# DATASET CONTENT:
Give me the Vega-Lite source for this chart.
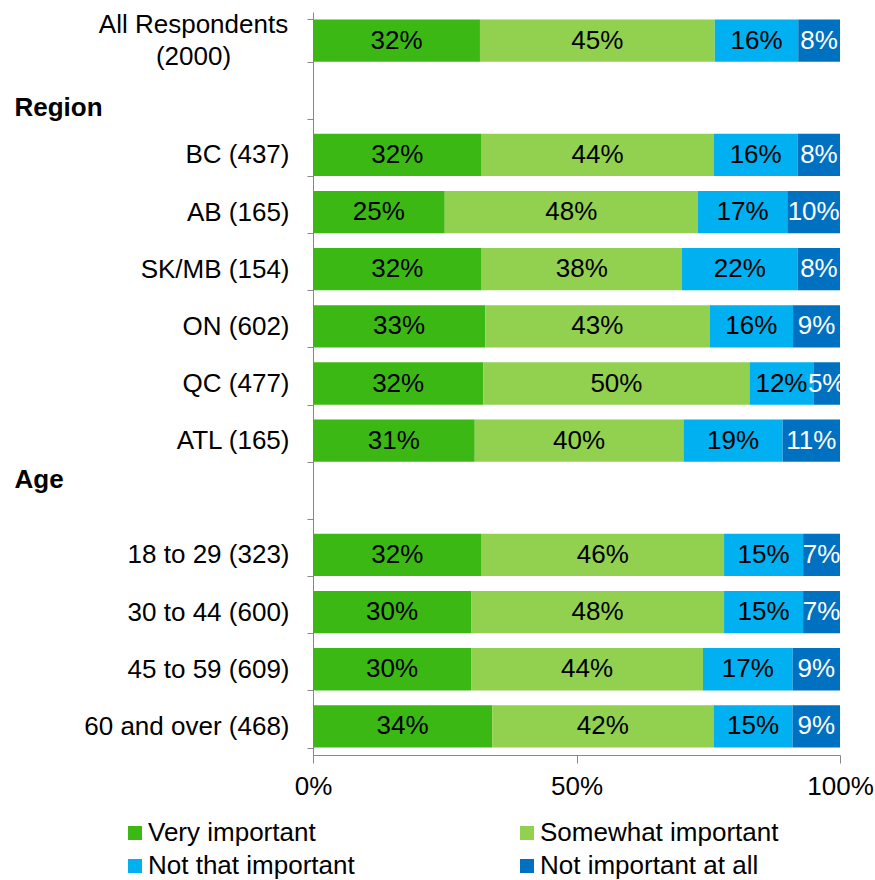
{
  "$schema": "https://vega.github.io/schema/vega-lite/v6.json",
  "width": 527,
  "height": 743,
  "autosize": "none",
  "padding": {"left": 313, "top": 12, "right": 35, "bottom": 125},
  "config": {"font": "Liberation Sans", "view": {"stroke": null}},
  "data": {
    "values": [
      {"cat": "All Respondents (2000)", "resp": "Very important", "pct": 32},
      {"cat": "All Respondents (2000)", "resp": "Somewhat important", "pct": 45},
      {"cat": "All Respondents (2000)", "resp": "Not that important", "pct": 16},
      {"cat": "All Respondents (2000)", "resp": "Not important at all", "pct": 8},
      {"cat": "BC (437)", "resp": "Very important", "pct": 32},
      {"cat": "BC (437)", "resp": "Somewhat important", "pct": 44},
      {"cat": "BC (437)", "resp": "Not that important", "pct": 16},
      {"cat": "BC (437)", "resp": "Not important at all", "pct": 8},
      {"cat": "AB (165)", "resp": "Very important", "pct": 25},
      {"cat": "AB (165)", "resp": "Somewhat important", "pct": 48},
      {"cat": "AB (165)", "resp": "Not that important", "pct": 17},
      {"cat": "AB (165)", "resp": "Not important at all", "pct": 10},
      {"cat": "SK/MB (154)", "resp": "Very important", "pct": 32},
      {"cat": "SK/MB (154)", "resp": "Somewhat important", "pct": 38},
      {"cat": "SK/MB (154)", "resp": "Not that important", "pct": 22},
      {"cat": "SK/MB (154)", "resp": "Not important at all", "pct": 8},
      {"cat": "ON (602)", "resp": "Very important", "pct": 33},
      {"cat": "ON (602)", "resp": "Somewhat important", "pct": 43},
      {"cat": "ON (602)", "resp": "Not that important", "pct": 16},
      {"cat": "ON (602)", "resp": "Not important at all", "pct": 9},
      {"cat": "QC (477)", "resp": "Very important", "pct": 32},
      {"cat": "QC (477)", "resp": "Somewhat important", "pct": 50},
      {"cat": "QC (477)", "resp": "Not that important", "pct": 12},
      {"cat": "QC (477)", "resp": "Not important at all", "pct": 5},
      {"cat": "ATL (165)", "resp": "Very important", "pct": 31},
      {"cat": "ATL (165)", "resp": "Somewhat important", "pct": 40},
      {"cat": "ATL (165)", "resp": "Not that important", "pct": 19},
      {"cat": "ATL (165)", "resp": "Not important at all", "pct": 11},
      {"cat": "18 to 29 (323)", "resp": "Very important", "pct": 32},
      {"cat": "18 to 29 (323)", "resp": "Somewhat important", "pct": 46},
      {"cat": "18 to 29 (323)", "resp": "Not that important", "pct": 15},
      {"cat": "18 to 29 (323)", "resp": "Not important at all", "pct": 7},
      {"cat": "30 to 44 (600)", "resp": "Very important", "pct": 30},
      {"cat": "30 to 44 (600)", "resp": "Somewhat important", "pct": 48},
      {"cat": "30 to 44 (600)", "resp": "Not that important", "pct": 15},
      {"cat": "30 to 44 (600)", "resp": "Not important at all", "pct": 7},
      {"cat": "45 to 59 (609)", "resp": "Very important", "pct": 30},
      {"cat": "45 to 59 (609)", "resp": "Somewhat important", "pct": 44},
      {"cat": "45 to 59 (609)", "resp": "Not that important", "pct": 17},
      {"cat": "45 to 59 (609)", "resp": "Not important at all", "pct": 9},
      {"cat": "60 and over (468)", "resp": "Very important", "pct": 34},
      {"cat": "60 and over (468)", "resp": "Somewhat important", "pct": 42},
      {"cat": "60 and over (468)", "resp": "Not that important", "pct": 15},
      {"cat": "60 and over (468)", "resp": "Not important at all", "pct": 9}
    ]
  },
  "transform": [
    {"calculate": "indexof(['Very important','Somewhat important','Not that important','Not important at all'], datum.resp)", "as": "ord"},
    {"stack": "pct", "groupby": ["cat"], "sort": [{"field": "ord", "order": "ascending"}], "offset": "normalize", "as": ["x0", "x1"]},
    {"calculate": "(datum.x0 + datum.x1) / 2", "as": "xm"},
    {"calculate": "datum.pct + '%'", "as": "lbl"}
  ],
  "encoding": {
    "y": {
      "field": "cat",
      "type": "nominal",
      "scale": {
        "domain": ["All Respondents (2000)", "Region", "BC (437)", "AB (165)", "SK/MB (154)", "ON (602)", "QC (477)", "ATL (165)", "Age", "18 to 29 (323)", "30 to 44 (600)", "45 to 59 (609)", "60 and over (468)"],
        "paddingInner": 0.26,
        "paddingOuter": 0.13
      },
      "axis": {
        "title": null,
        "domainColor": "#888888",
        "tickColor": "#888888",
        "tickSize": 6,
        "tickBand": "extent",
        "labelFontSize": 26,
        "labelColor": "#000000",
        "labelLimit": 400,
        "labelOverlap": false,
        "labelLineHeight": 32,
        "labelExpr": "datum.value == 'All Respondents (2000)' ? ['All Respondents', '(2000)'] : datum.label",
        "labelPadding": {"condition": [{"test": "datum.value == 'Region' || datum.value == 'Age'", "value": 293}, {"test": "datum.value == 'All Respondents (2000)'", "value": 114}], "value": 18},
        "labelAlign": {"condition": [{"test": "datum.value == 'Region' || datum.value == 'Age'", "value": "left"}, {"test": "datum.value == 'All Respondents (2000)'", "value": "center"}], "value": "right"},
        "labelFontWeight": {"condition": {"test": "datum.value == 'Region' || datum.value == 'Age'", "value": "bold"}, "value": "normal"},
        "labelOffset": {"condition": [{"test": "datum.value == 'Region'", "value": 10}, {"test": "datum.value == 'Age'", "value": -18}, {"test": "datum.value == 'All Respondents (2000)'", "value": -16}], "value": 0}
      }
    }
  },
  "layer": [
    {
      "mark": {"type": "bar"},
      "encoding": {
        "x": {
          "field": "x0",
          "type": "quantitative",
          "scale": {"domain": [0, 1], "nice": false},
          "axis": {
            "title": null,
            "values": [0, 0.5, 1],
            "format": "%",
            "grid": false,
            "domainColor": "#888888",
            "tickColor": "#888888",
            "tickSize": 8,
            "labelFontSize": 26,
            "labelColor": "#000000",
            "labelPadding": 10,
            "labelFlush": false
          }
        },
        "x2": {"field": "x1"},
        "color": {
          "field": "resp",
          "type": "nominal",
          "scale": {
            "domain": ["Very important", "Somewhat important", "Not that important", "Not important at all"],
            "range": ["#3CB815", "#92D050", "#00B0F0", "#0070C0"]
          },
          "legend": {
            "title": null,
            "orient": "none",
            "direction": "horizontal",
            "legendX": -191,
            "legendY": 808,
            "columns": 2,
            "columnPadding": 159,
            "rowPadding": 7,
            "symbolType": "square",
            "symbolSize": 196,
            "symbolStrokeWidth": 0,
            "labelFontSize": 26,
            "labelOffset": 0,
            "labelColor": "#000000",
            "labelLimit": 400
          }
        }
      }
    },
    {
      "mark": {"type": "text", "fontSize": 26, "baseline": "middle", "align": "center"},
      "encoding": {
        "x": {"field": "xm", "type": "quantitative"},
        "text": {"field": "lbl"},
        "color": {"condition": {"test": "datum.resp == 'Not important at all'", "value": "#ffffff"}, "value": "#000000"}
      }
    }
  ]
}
* * *
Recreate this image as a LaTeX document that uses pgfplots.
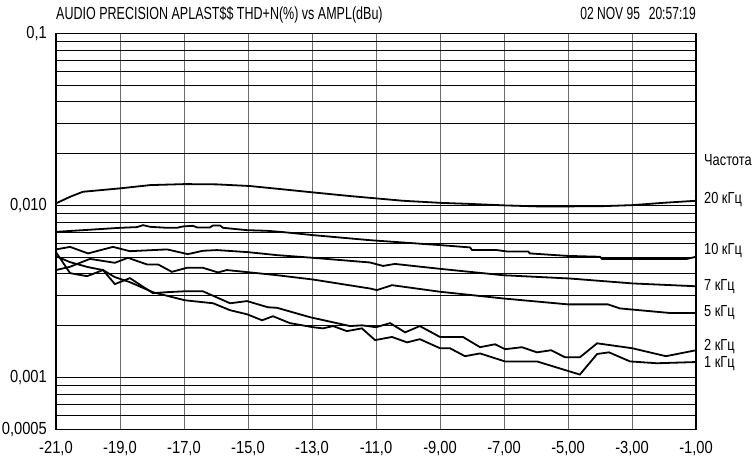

# WHAT TO WORK ON:
Determine how many lines in the records contain "this", and reply with the number only.

# FULL OUTPUT:
2